James Axler – Shadow World

Uda and Benjy had been driven from their hard-scrabble farm by an outbreak of the bloody flux in nearby Brigham ville. They had abandoned everything they owned in their haste to escape the spreading contagion. Ryan and the companions had learned about the cholera epidemic from some travelers on the road and, accordingly, had given the ville an extra wide berth. On the edge of the desolate floodplain that separated Brigham from the nearest disease-free ville, they had come across the refugee family.

Despite Ryan’s warnings about the dangers of traveling through Deathlands, Uda and Benjy had refused to turn back to their homestead, which was understandable. Without antibiotics, the cholera raging through Brigham ville was a death sentence.

At an earlier point in his life, Ryan would have flat-out refused to convoy the young family to safety because of the additional risk to his own crew. In his wild years with the Trader, his first responsibility had always been to himself, to ensure his own survival, and after that, the survival of the people on whom he depended. With age and experience, with his son, Dean, traveling at his side and the steadfast love of Krysty, he had acquired a little bit more compassion for his fellow man. To abandon the young family on the edge of the plain when they had every intention of crossing with or without an armed escort, was no different from murdering them all in cold blood. Though a bullet in the back of each of their heads might have been a quicker, kinder fate, he found he had no stomach for the role of executioner. After a brief discussion in private, Ryan and his friends had agreed to take the family under their wing. None of them liked the idea any more than he did.

Before they’d gone fifty yards along the dry stream channel, they’d come across scattered bundles of fly-swarmed, stiff and bloody rags. It was all that was left of another group of recent refugees from the ville. They’d made easy pickings for the things that lurked in the willows. It had been just the first of half a dozen such unpleasant discoveries.

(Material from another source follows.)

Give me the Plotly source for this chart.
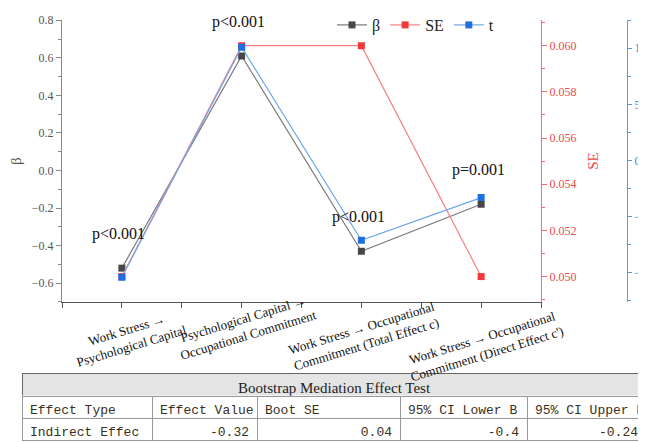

“How much farther?” Krysty asked Ryan as she shared her purified water with the oldest girl. Mildred moistened a cloth with her canteen and mopped the middle child’s heat-flushed face with it.

“Another two hours to the outskirts of Perdition ville, if we’re lucky,” he said.

Something moved in the brush to his right.

A shadowy form shifted behind the thick screen of branches. Ryan swung the Steyr around, aiming it from the hip. Every other blaster in the arroyo sought and located the target. A mutie deer stood there, frozen for a second before it caught their scent and was gone in a mangy blur. The companions held their fire.

It wasn’t a herd of scab-assed deer flanking their every step.

Ryan stared down the riverbed, cursing Jak Lauren for taking so long.

BENJY THUMBED BACK the hammer of his single-shot Stevens 12-gauge. It locked in full-cock position with a butter-soft clicka smoothness that came from age and wear. The weapon was more than 150 years old and had seen much use, passing through many sets of hands before it had reached his. In the shotgun’s chamber was a precious, high-brass, three-inch goose load. The red plastic hull represented one-fifth of his ammunition stockpile.

The sound came to him again, a faint moaning, high-pitched, like a woman.

It made the hair stand up on the back of his neck.

Benjy quickly looked around. His backup, the other half of the rearguard, was nowhere in sight. The dirt farmer gritted his teeth; he didn’t have a clue where Jak was. The albino teenager moved noiselessly through the bush, like a wild animal. Jak was spooky in other ways, too he had that long, stringy, dead-white hair, scarred white skin and those awful, ruby-red eyes. Benjy thought about calling out to him, then thought better of it, realizing he would give away his own position.

The question he faced was whether to investigate the source of the sound or to move quietly on. He had about made up his mind to keep going when he caught sight of something small and white moving on the other side of the screen of willows. He stepped closer to the branches for a better look. Through the breaks in the foliage he could just make out the next stream channel over, and a pair of pale hands, waving at him.